7/30/11 – The Main library in Baltimore had so much that I decided to return again this morning. On the way we stopped at the Canton branch library. It too is an unexpected gem and the librarian explained that this is one of the oldest branch libraries in the United States. Enoch Pratt, the philanthropist who endowed the Baltimore Library system took special interest in this branch. Later, I photographed several of the special areas in the Main Library including the Chess Room, the jazz sheet music collection and the computer room. I wanted to photograph in the Edgar Allen Poe Room but is was completely booked with various groups during the time I was there. We moved on to Wilmington, Delaware where I photographed the grand but poor Main Library.
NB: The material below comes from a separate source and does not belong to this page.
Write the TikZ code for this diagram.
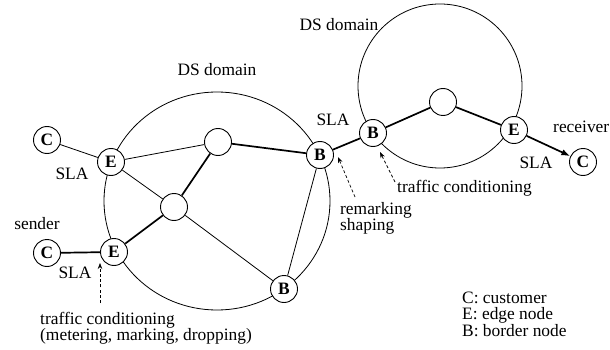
\documentclass[tikz,border=0pt]{standalone}
\usepackage{fontspec}
\setmainfont{Liberation Serif}
\usetikzlibrary{arrows.meta}
\begin{document}
\begin{tikzpicture}[x=1pt,y=-1pt,
  txt/.style={inner sep=0pt,font=\fontsize{17.4}{16.5}\selectfont},
  router/.style={circle,draw,line width=0.9pt,fill=white,minimum size=27pt,
    inner sep=0pt,font=\fontsize{17.4}{17}\selectfont\bfseries},
  dsarea/.style={draw,line width=0.8pt},
  link/.style={line width=0.8pt},
  trunk/.style={line width=1.7pt},
  hint/.style={line width=0.7pt,dash pattern=on 3pt off 2.2pt,
    -{Stealth[length=6pt,width=4.5pt]}}]
\useasboundingbox (0,0) rectangle (610,350);

% DS domains
\draw[dsarea] (217,201) ellipse [x radius=113pt, y radius=109pt];
\draw[dsarea] (440,86) circle [radius=82pt];

% routers
\node[router] (ct) at (47,140) {C};
\node[router] (et) at (111,162) {E};
\node[router] (nt) at (218,142) {};
\node[router] (nc) at (174,207) {};
\node[router] (eb) at (114,252) {E};
\node[router] (cb) at (47,253) {C};
\node[router] (bb) at (284,289) {B};
\node[router] (br) at (320,155) {B};
\node[router] (b2) at (373,133) {B};
\node[router] (n2) at (443,102) {};
\node[router] (e2) at (514,130) {E};
\node[router] (cr) at (583,162) {C};

% links
\draw[link] (ct) -- (et);
\draw[link] (et) -- (nt);
\draw[link] (et) -- (nc);
\draw[link] (nc) -- (bb);
\draw[link] (bb) -- (br);
\draw[trunk] (cb) -- (eb);
\draw[trunk] (eb) -- (nc);
\draw[trunk] (nc) -- (nt);
\draw[trunk] (nt) -- (br);
\draw[trunk] (br) -- (b2);
\draw[trunk] (b2) -- (n2);
\draw[trunk] (n2) -- (e2);
\draw[trunk,-{Latex[length=9pt,width=6.5pt]}] (e2) -- (cr);

% labels (base anchor of a multi-line node sits on its last line)
\node[txt,anchor=base] (dsl) at (217,76) {DS domain};
\node[txt,anchor=base] (dsr) at (339,31) {DS domain};
\node[txt,anchor=base] (sla1) at (72,179) {SLA};
\node[txt,anchor=base] (sla2) at (75,278) {SLA};
\node[txt,anchor=base] (sla3) at (333,126) {SLA};
\node[txt,anchor=base] (sla4) at (536,168) {SLA};
\node[txt,anchor=base] (snd) at (37,229) {sender};
\node[txt,anchor=base west] (rcv) at (553,132) {receiver};
\node[txt,anchor=base west,align=left] (tc1) at (40,340.5)
  {traffic conditioning\\(metering, marking, dropping)};
\node[txt,anchor=base west,align=left] (rms) at (340,230.5) {remarking\\shaping};
\node[txt,anchor=base west] (tc2) at (397,192) {traffic conditioning};
\node[txt,anchor=base west,align=left] (leg) at (462,336)
  {C: customer\\E: edge node\\B: border node};

% annotation arrows
\coordinate (h1s) at (100,303);
\coordinate (h1e) at (100,263);
\coordinate (h2s) at (355,197);
\coordinate (h2e) at (338,157);
\coordinate (h3s) at (395,182);
\coordinate (h3e) at (380,152);
\draw[hint] (h1s) -- (h1e);
\draw[hint] (h2s) -- (h2e);
\draw[hint] (h3s) -- (h3e);
\end{tikzpicture}
\end{document}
Downtown Wilmington seemed very nice but the park in front of the library seemed to be a center for the poor, the homeless and the crazies. I wondered how this city worked. We drove north to Darby, PA which is a poor, family-centered, African-American community outside of Philadelphia. Founded  in 1743 the Darby Free Library claimed to be the oldest library in the nation. Tragically, it recently closed due to budget cuts. However, when we arrived it seemed open again although not on this Saturday. We ended our day by driving into the fascinating city of Philadelphia. The outlying neighborhoods were richly diverse. We drove by a park filled with African women wearing burkas next to a Vietnamese restaurant. After checking in to our hotel Walker and I gladly left our car parked and used public transportation to explore this incredible city. We ate dinner at Ginos which is one of the Philadelphia’s famous Philly Cheese Steak places. Walker got his with Cheeze Wiz. I couldn’t  handle that and went for the pork sandwich instead. We gradually realized this place is owned by a Glen Beck favorite, Joey Vento. Patriotic music was blaring over he loudspeaker and the Marine Corps Hymn keeps playing over and over while we eat. It would almost have been funny if it weren’t so creepy. We learned later that Vento had been accused of having mafia connections too. We got out of there ASAP and walked

through the evening heat on the streets of Philadelphia. Walker takes me over to historic Library Hall. I feel a deep patriotic emotion here having just crossed the country and having been to our nation’s capitol. It is interesting to contrast my emotions with the cheesy, immigrant-bashing, hyper patriotism of Joey Vento. Walker and I love this city but see some of its complexity as well. We drove to the airport and pick up my wife Ellen Manchester. She will join us for the rest of the trip.